[START OF Recorded data]
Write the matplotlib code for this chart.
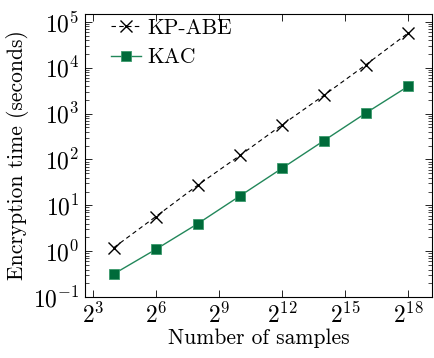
import math
import matplotlib
matplotlib.use("Agg")
import matplotlib.pyplot as plt
from matplotlib import ticker

plt.rcParams['font.family'] = 'serif'
plt.rcParams['font.serif'] = ['cmr10', 'DejaVu Serif']
plt.rcParams['mathtext.fontset'] = 'cm'
plt.rcParams['axes.formatter.use_mathtext'] = True
plt.rcParams['axes.unicode_minus'] = False

# data
samples_exp = [4, 6, 8, 10, 12, 14, 16, 18]
kp_abe = [1.2, 5.7, 27.6, 122, 565, 2500, 11600, 56600]
kac = [0.32, 1.1, 4.0, 16, 64, 257, 1030, 3900]
xtick_exp = [3, 6, 9, 12, 15, 18]

samples = [2 ** e for e in samples_exp]

fig = plt.figure(figsize=(4.35, 3.58), dpi=100)
ax = fig.add_axes([0.195, 0.170, 0.798, 0.791])

ax.plot(samples, kp_abe, color='black', linestyle=(0, (4, 3)), linewidth=0.8,
        marker='x', markersize=9, markeredgewidth=1.0, label='KP-ABE')
ax.plot(samples, kac, color='#22875a', linestyle='-', linewidth=1.0,
        marker='s', markersize=6.5, markerfacecolor='#006b3a',
        markeredgecolor='#3a9a6c', markeredgewidth=0.6, label='KAC')

ax.set_xscale('log', base=2)
ax.set_yscale('log')
ax.set_xlim(2 ** 2.62, 2 ** 19.14)
ax.set_ylim(10 ** -1, 10 ** 5.17)

ax.set_xticks([2 ** e for e in xtick_exp])
ax.xaxis.set_major_formatter(ticker.FuncFormatter(lambda v, p: r'$2^{%d}$' % round(math.log2(v))))
ax.xaxis.set_minor_locator(ticker.NullLocator())
ax.yaxis.set_major_locator(ticker.LogLocator(base=10, numticks=20))
ax.yaxis.set_minor_locator(ticker.LogLocator(base=10, subs=range(2, 10), numticks=20))
ax.yaxis.set_minor_formatter(ticker.NullFormatter())

ax.tick_params(which='both', direction='in', top=True, right=True, labelsize=17)
ax.tick_params(which='major', length=5, width=0.6, pad=4)
ax.tick_params(which='minor', length=3, width=0.5)
for s in ax.spines.values():
    s.set_linewidth(0.8)

ax.set_xlabel('Number of samples', fontsize=15.5, labelpad=0)
ax.set_ylabel('Encryption time (seconds)', fontsize=15.5, labelpad=3)

ax.legend(loc='upper left', bbox_to_anchor=(0.038, 1.03), frameon=False,
          fontsize=15.5, handlelength=1.4, handletextpad=0.3,
          labelspacing=0.45, borderaxespad=0.2)

fig.savefig('out.png', dpi=100)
[END OF Recorded data]
Go from the first line of the data above to the line containing "from matplotlib import ticker" and retype exactly those lines, both included, but none of the pictures.

Write the matplotlib code for this chart.
import math
import matplotlib
matplotlib.use("Agg")
import matplotlib.pyplot as plt
from matplotlib import ticker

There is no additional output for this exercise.